The Global X Treasury Bond Enhanced Income ETF leans into this relationship and the elevated volatility characteristic of long-duration treasury instruments. It also seeks to keep a portion of its portfolio unencumbered by the influence of written call options to retain price appreciation potential should the value of its underlying treasuries rise. When operating a covered call strategy, the strike price at which the call option can be exercised sets a cap on the upside potential that can be realized by holding the underlying security. By writing the call on only a portion of its portfolio, however, TLTX keeps a measure of the portfolio’s upside uncapped, making the fund a potential total return solution.
A critical consideration by TLTX is that notional option coverage is not determined by the fund's total asset value, but rather by a strategic coverage ratio. The fund typically maintains notional coverage equivalent to approximately half its duration exposure. Since bond prices typically share a negative relationship with interest rates, we expect writing call options at a notional value that represent half the fund’s duration will capture roughly half the upside potential of its Treasury holdings when interest rates are on the decline while collecting option premiums.
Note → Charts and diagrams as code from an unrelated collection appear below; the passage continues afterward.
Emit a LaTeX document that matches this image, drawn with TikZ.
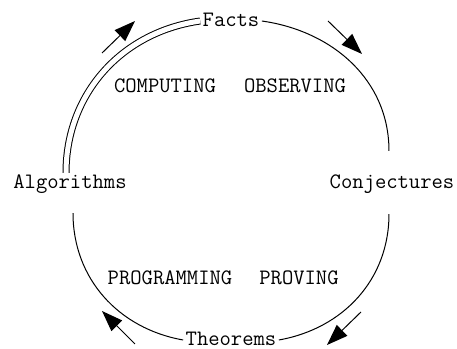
\documentclass[tikz,border=0pt]{standalone}
\usetikzlibrary{arrows.meta}

\begin{document}
\begin{tikzpicture}[x=0.5pt, y=0.5pt, line width=0.5pt,
  n/.style={inner sep=1pt, text height=1.5ex, text depth=.25ex,
            font=\ttfamily\fontsize{11}{13}\selectfont},
  act/.style={font=\ttfamily\fontsize{11}{13}\selectfont},
  fl/.style={-{Triangle[length=10.5pt,width=7.5pt]}}]
\useasboundingbox (0,0) rectangle (457,349);
% the four stations
\node[n] (facts) at (231,328) {Facts};
\node[n] (conj) at (392,166) {Conjectures};
\node[n] (theo) at (231,9) {Theorems};
\node[n] (algo) at (70,166) {Algorithms};
% activities
\node[act] (comp) at (165,263) {COMPUTING};
\node[act] (obs) at (295,263) {OBSERVING};
\node[act] (prog) at (170,71) {PROGRAMMING};
\node[act] (prov) at (299,71) {PROVING};
% the cycle
\draw[double, double distance=2.5pt] ([xshift=-2pt]algo.north) to[out=90,in=188] (facts.west);
\draw (facts.east) to[out=-8,in=90] ([xshift=-1.5pt,yshift=11pt]conj.north);
\draw ([xshift=-1.5pt,yshift=-10.5pt]conj.south) to[out=-90,in=10] (theo.east);
\draw (theo.west) to[out=170,in=-90] ([xshift=1.5pt,yshift=-10pt]algo.south);
% direction arrows
\coordinate (a1) at (102,296); \coordinate (b1) at (135,328);
\coordinate (a2) at (328,328); \coordinate (b2) at (362,295);
\coordinate (a3) at (361,37);  \coordinate (b3) at (327,4);
\coordinate (a4) at (135,5);   \coordinate (b4) at (102,38);
\foreach \i in {1,...,4}
  \draw[fl] (a\i) -- (b\i);
\end{tikzpicture}
\end{document}
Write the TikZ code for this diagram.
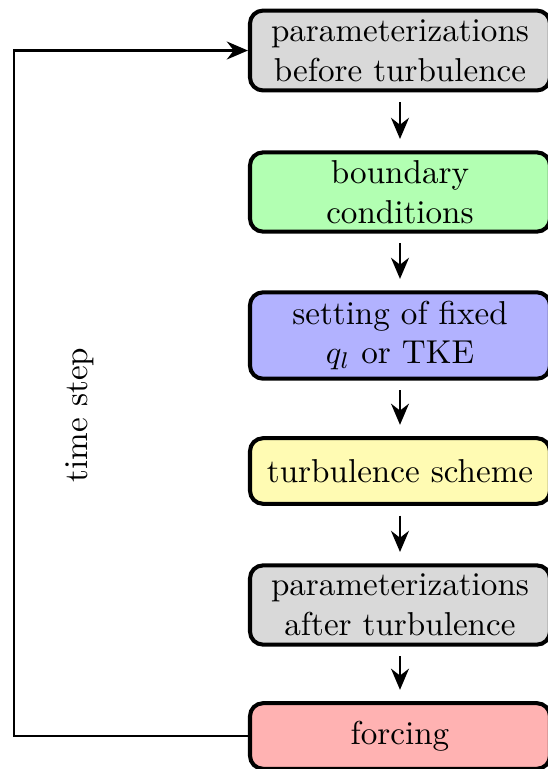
\documentclass[tikz,border=0pt]{standalone}
\usetikzlibrary{arrows.meta}
\begin{document}
\begin{tikzpicture}[x=0.308pt,y=-0.308pt,
  every node/.style={font=\fontsize{10.2pt}{12.3pt}\selectfont},
  stage/.style={draw, line width=1.25pt, rounded corners=4pt, align=center,
    minimum width=92.4pt, inner sep=2pt},
  flow/.style={-{Stealth[length=6.5pt,width=5.5pt]}, line width=0.9pt},
]
\useasboundingbox (0,0) rectangle (548,769);

\node[stage, fill=gray!30,   minimum height=24.6pt] (pre)  at (400,50.5) {parameterizations\\before turbulence};
\node[stage, fill=green!30,  minimum height=24.4pt] (bc)   at (400,192)  {boundary\\conditions};
\node[stage, fill=blue!30,   minimum height=26.6pt] (fix)  at (400,335.5) {setting of fixed\\$q_l$ or TKE};
\node[stage, fill=yellow!30, minimum height=20.2pt] (turb) at (400,471)  {turbulence scheme};
\node[stage, fill=gray!30,   minimum height=24.4pt] (post) at (400,605)  {parameterizations\\after turbulence};
\node[stage, fill=red!30,    minimum height=20.2pt] (frc)  at (400,736)  {forcing};

\foreach \a/\b in {pre/bc, bc/fix, fix/turb, turb/post, post/frc}
  \draw[flow, shorten <=3pt, shorten >=3.5pt] (\a) -- (\b);

% loop back to the start of the next time step
\draw[flow] (frc.west) -- ++(-234,0) |- (pre.west);
\node[rotate=90] (ts) at (80,415) {time step};
\end{tikzpicture}
\end{document}
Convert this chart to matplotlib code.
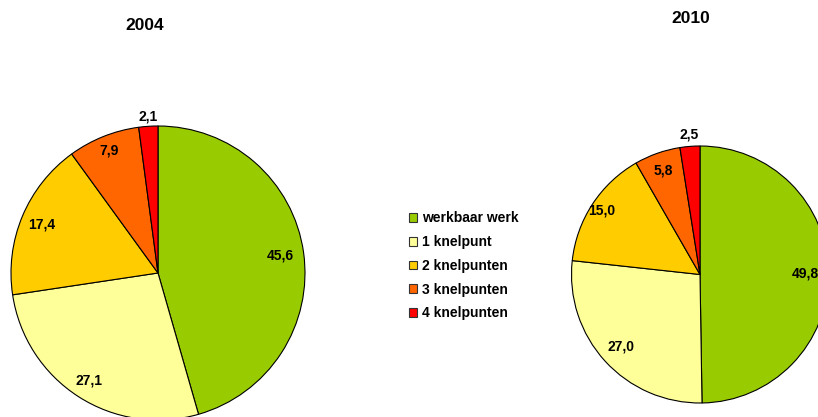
import numpy as np
import matplotlib
matplotlib.use("Agg")
import matplotlib.pyplot as plt
from matplotlib import font_manager

names = {f.name for f in font_manager.fontManager.ttflist}
FONT = "Liberation Sans Narrow" if "Liberation Sans Narrow" in names else "Liberation Sans"
plt.rcParams["font.family"] = [FONT, "DejaVu Sans"]

categories = ["werkbaar werk", "1 knelpunt", "2 knelpunten", "3 knelpunten", "4 knelpunten"]
values_2004 = [45.6, 27.1, 17.4, 7.9, 2.1]
values_2010 = [49.8, 27.0, 15.0, 5.8, 2.5]
colors = ["#99CC00", "#FFFF99", "#FFCC00", "#FF6600", "#FF0000"]

W, H = 818, 417
fig = plt.figure(figsize=(W / 100, H / 100), dpi=100)
ax = fig.add_axes([0, 0, 1, 1])


def draw_pie(vals, cx, cy, r, label_dist, title, tx, ty):
    # pixel coords with y measured from the top
    c = (cx, H - cy)
    wedges, _ = ax.pie(vals, colors=colors, startangle=90, counterclock=False,
                       center=c, radius=r, frame=True,
                       wedgeprops=dict(edgecolor="black", linewidth=0.8))
    total = sum(vals)
    start = 0.0
    for v, d in zip(vals, label_dist):
        mid = start + v / 2
        start += v
        ang = np.deg2rad(90 - 360 * mid / total)
        ax.text(c[0] + d * r * np.cos(ang), c[1] + d * r * np.sin(ang),
                f"{v:.1f}".replace(".", ","), ha="center", va="center",
                fontsize=10, fontweight="bold")
    ax.text(tx, H - ty, title, ha="center", va="center", fontsize=12.5, fontweight="bold")
    return wedges


wedges = draw_pie(values_2004, 158, 273, 147, [0.84, 0.87, 0.86, 0.9, 1.07], "2004", 145, 25)
draw_pie(values_2010, 700, 274.5, 128.5, [0.82, 0.83, 0.91, 0.86, 1.09], "2010", 691, 18)

ax.set_xlim(0, W)
ax.set_ylim(0, H)
ax.set_aspect("equal")
ax.axis("off")

leg = ax.legend(wedges, categories, loc="upper left", bbox_to_anchor=(396 / W, 1 - 199 / H),
                frameon=False, handlelength=0.6, handleheight=0.6, handletextpad=0.35,
                labelspacing=0.7, prop=dict(size=10, weight="bold"))
for h in leg.legend_handles:
    h.set_edgecolor("#333333")
    h.set_linewidth(0.8)

fig.savefig("out.png", dpi=100)
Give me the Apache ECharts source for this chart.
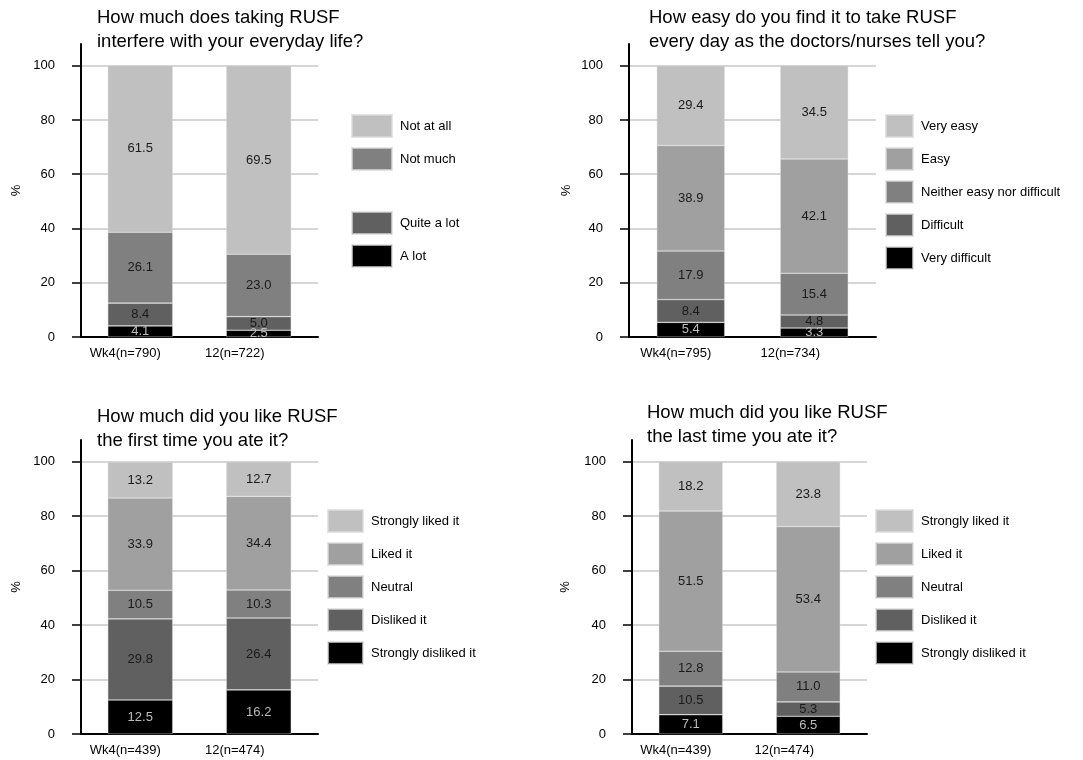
<!DOCTYPE html>
<html><head><meta charset="utf-8">
<script src="https://cdn.jsdelivr.net/npm/echarts@6/dist/echarts.min.js"></script>
<style>html,body{margin:0;padding:0;background:#fff}#c{width:1083px;height:760px}</style>
</head><body><div id="c"></div>
<script>
// ---------------- DATA ----------------
const yTicks = [0, 20, 40, 60, 80, 100];

// Panel 1: interference with everyday life (bottom -> top)
const catsInterfere = ['Wk4(n=790)', '12(n=722)'];
const namesInterfere = ['A lot', 'Quite a lot', ' ', 'Not much', 'Not at all'];
const interfereALot = [4.1, 2.5];
const interfereQuiteALot = [8.4, 5.0];
const interfereBlank = [null, null];
const interfereNotMuch = [26.1, 23.0];
const interfereNotAtAll = [61.5, 69.5];

// Panel 2: ease of taking RUSF daily
const catsEase = ['Wk4(n=795)', '12(n=734)'];
const namesEase = ['Very difficult', 'Difficult', 'Neither easy nor difficult', 'Easy', 'Very easy'];
const easeVeryDifficult = [5.4, 3.3];
const easeDifficult = [8.4, 4.8];
const easeNeither = [17.9, 15.4];
const easeEasy = [38.9, 42.1];
const easeVeryEasy = [29.4, 34.5];

// Panel 3: liking first time
const catsFirst = ['Wk4(n=439)', '12(n=474)'];
const namesLike = ['Strongly disliked it', 'Disliked it', 'Neutral', 'Liked it', 'Strongly liked it'];
const firstStronglyDisliked = [12.5, 16.2];
const firstDisliked = [29.8, 26.4];
const firstNeutral = [10.5, 10.3];
const firstLiked = [33.9, 34.4];
const firstStronglyLiked = [13.2, 12.7];

// Panel 4: liking last time
const catsLast = ['Wk4(n=439)', '12(n=474)'];
const lastStronglyDisliked = [7.1, 6.5];
const lastDisliked = [10.5, 5.3];
const lastNeutral = [12.8, 11.0];
const lastLiked = [51.5, 53.4];
const lastStronglyLiked = [18.2, 23.8];

// ---------------- STYLE / LAYOUT ----------------
const FONT = 'Liberation Sans, Arial, Helvetica, sans-serif';
const shadeColors = ['#000000', '#606060', '#808080', '#a0a0a0', '#c0c0c0'];
const interfereColors = ['#000000', '#606060', 'rgba(0,0,0,0)', '#808080', '#c0c0c0'];
const labelShiftPad = [30, 48]; // right padding per category label (shifts text left)

const panels = [
  { title: 'How much does taking RUSF\ninterfere with your everyday life?', titleLeft: 97, titleTop: 6,
    grid: {left: 81, top: 44, width: 237, height: 293}, nameGap: 58, barWidth: 65,
    legend: {left: 351, top: 114, w: 40},
    cats: catsInterfere, names: namesInterfere, colors: interfereColors,
    values: [interfereALot, interfereQuiteALot, interfereBlank, interfereNotMuch, interfereNotAtAll] },
  { title: 'How easy do you find it to take RUSF\nevery day as the doctors/nurses tell you?', titleLeft: 649, titleTop: 6,
    grid: {left: 629, top: 44, width: 247, height: 293}, nameGap: 56, barWidth: 68,
    legend: {left: 885, top: 114, w: 27},
    cats: catsEase, names: namesEase, colors: shadeColors,
    values: [easeVeryDifficult, easeDifficult, easeNeither, easeEasy, easeVeryEasy] },
  { title: 'How much did you like RUSF\nthe first time you ate it?', titleLeft: 97, titleTop: 405,
    grid: {left: 81, top: 440, width: 237, height: 294}, nameGap: 58, barWidth: 65,
    legend: {left: 327, top: 509, w: 35},
    cats: catsFirst, names: namesLike, colors: shadeColors,
    values: [firstStronglyDisliked, firstDisliked, firstNeutral, firstLiked, firstStronglyLiked] },
  { title: 'How much did you like RUSF\nthe last time you ate it?', titleLeft: 647, titleTop: 401,
    grid: {left: 632, top: 440, width: 235, height: 294}, nameGap: 60, barWidth: 64,
    legend: {left: 875, top: 509, w: 37},
    cats: catsLast, names: namesLike, colors: shadeColors,
    values: [lastStronglyDisliked, lastDisliked, lastNeutral, lastLiked, lastStronglyLiked] }
];

const option = {
  animation: false,
  backgroundColor: '#ffffff',
  textStyle: {fontFamily: FONT},
  title: [], grid: [], xAxis: [], yAxis: [], legend: [], series: []
};

panels.forEach((p, i) => {
  option.title.push({
    text: p.title, left: p.titleLeft, top: p.titleTop, padding: 0,
    textStyle: {fontFamily: FONT, fontSize: 18.5, fontWeight: 'normal', color: '#000', lineHeight: 24}
  });
  option.grid.push(Object.assign({containLabel: false}, p.grid));
  option.xAxis.push({
    type: 'category', gridIndex: i,
    data: p.cats.map((c, j) => ({value: c, textStyle: {padding: [0, labelShiftPad[j], 0, 0]}})),
    axisLine: {show: true, lineStyle: {color: '#000', width: 2}},
    axisTick: {show: false},
    axisLabel: {color: '#000', fontSize: 13, fontFamily: FONT, margin: 10},
    splitLine: {show: false}
  });
  option.yAxis.push({
    type: 'value', gridIndex: i, min: 0, max: 108, interval: 20,
    name: '%', nameLocation: 'middle', nameGap: p.nameGap,
    nameTextStyle: {color: '#000', fontSize: 13, fontFamily: FONT},
    axisLine: {show: true, lineStyle: {color: '#000', width: 2}},
    axisTick: {show: true, length: 9, customValues: yTicks, lineStyle: {color: '#000', width: 1.5}},
    axisLabel: {color: '#000', fontSize: 13, fontFamily: FONT, margin: 26, customValues: yTicks},
    splitLine: {show: true, lineStyle: {color: '#c8c8c8', width: 1.5}}
  });
  const legendData = p.names.slice().reverse().map((n) =>
    n.trim() === '' ? {name: n, itemStyle: {opacity: 0}} : {name: n});
  option.legend.push({
    orient: 'vertical', left: p.legend.left, top: p.legend.top, padding: 0,
    itemWidth: p.legend.w, itemHeight: 22, itemGap: 9, icon: 'rect',
    selectedMode: false,
    textStyle: {color: '#000', fontSize: 13, fontFamily: FONT, padding: [0, 0, 6, 3]},
    data: legendData
  });
  p.names.forEach((n, k) => {
    option.series.push({
      type: 'bar', name: n, xAxisIndex: i, yAxisIndex: i, stack: 'stack' + i,
      barWidth: p.barWidth,
      data: p.values[k],
      itemStyle: {color: p.colors[k], borderColor: 'rgba(220,220,220,0.7)', borderWidth: n.trim() === '' ? 0 : 0.6},
      label: {
        show: n.trim() !== '', position: 'inside', fontSize: 13, fontFamily: FONT,
        color: k === 0 ? '#bdbdbd' : '#1a1a1a',
        formatter: (d) => d.value == null ? '' : Number(d.value).toFixed(1)
      },
      emphasis: {disabled: true}
    });
  });
});

const chart = echarts.init(document.getElementById('c'), null, {renderer: 'canvas'});
chart.setOption(option);
</script>
</body></html>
On the other hand, when interest rates are on the rise, the fund remains exposed to the full downside of its Treasury positions, with option premiums providing a partial offset.
Many of the functions of TLTX’s investment strategy could be deemed deliberate and systematic. For instance, the fund seeks to utilize weekly call options with consistency as opposed to longer-dated options in an effort to attract higher annualized premiums. This rationale stems from option contracts typically losing value more rapidly the closer that they get to expiration. As a function of this more-rapid time value decay, the seller is typically afforded more generous premium compensation when transacting the trade. Thus, by selling short-term weekly options in succession rather than longer-term options the fund can potentially capture this accelerated decrease in value more efficiently.
Outside these systematic functions, however, the fund’s active portfolio managers are granted the flexibility to perform their trades utilizing varying levels of moneyness and notional coverage, while seeking opportunistic timing in an effort to manage risk and seek out advantageous pricing. The call options that are being written by TLTX are expected to have strike prices that are only slightly out of the money, and the degree of notional that is covered is expected to remain relatively consistent at around half the portfolio’s duration. However, having the flexibility to actively govern these factors may open up the opportunity to enhance returns.
Treasury investment returns fundamentally depend on the interest rates investors can capture from these instruments. The Global X Treasury Bond Enhanced Income ETF seeks to enhance this income potential by systematically writing call options. The premiums received from writing the options can help buffer against capital losses in environments when interest rates rise, or act as a supplement to the returns of a basket of long-duration treasury securities when the rate environment is static. The fund has the potential to be utilized as a single source of distributions, or as a pairing with a broader basket of treasuries to help manage volatility and maintain upside potential.